_Task description_: Identify the lines that contain the string "matplotlib", then copy each of them.

_Source data_:
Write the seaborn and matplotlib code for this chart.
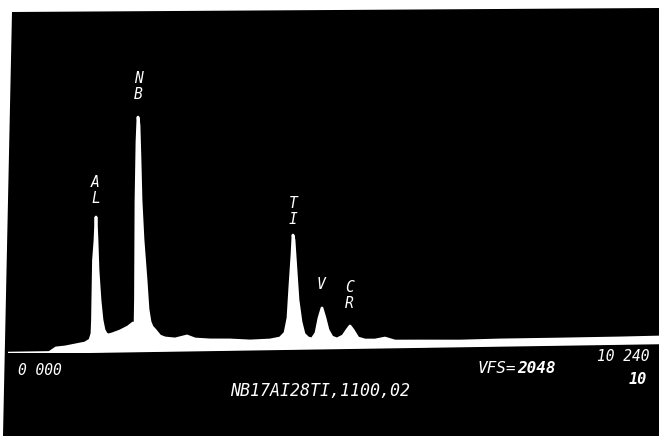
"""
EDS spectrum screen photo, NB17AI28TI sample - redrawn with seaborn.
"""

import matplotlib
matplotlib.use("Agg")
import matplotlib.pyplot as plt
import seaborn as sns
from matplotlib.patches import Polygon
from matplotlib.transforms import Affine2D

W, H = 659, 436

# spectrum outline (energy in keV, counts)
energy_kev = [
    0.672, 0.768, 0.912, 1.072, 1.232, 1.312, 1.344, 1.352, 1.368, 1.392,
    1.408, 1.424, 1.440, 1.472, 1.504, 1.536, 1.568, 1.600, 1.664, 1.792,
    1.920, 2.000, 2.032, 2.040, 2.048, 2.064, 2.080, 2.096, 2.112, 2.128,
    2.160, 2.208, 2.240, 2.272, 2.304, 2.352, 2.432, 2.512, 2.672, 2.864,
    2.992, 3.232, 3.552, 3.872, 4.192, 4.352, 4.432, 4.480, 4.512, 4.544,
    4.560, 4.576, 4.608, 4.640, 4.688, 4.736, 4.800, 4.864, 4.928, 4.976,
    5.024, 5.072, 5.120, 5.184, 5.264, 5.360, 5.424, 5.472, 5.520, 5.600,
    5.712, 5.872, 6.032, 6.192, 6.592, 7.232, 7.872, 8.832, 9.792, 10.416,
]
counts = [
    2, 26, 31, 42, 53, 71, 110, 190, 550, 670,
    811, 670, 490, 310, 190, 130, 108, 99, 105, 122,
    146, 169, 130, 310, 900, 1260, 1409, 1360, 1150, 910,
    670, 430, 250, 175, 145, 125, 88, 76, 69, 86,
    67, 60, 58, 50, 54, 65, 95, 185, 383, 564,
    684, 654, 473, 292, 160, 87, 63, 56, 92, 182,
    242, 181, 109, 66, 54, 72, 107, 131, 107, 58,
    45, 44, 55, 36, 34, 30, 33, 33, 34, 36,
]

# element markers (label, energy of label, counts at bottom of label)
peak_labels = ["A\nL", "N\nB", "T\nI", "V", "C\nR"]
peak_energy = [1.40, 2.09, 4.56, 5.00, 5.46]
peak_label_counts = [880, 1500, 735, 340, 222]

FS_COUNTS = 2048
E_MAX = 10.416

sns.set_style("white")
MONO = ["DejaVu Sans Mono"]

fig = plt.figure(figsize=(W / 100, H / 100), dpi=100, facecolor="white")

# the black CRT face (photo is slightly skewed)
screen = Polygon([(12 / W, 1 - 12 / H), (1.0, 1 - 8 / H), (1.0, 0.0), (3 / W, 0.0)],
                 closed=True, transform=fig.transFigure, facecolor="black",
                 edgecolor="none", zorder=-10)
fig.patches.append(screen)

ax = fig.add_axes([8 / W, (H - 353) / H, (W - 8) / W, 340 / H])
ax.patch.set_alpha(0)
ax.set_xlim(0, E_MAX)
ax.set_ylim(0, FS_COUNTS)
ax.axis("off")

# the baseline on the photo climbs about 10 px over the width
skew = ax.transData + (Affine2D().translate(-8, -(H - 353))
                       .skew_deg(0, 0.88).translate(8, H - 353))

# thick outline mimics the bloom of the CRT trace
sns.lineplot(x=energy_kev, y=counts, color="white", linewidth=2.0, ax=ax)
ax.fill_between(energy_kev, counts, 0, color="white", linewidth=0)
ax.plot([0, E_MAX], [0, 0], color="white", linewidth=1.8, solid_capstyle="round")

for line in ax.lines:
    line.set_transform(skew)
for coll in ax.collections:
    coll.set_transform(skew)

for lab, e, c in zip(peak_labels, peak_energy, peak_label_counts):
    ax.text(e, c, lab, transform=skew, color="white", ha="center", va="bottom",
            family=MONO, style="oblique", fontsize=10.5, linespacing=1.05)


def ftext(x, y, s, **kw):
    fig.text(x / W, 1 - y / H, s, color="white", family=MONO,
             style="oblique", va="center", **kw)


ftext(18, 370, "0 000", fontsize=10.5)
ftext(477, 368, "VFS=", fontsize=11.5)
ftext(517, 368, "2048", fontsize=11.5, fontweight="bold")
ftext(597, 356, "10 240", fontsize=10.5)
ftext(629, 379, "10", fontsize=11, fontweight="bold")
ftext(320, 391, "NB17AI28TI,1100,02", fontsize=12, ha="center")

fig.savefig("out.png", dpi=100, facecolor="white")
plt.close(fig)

_Expected answer_:
Write the seaborn and matplotlib code for this chart.
import matplotlib
matplotlib.use("Agg")
import matplotlib.pyplot as plt
from matplotlib.patches import Polygon
from matplotlib.transforms import Affine2D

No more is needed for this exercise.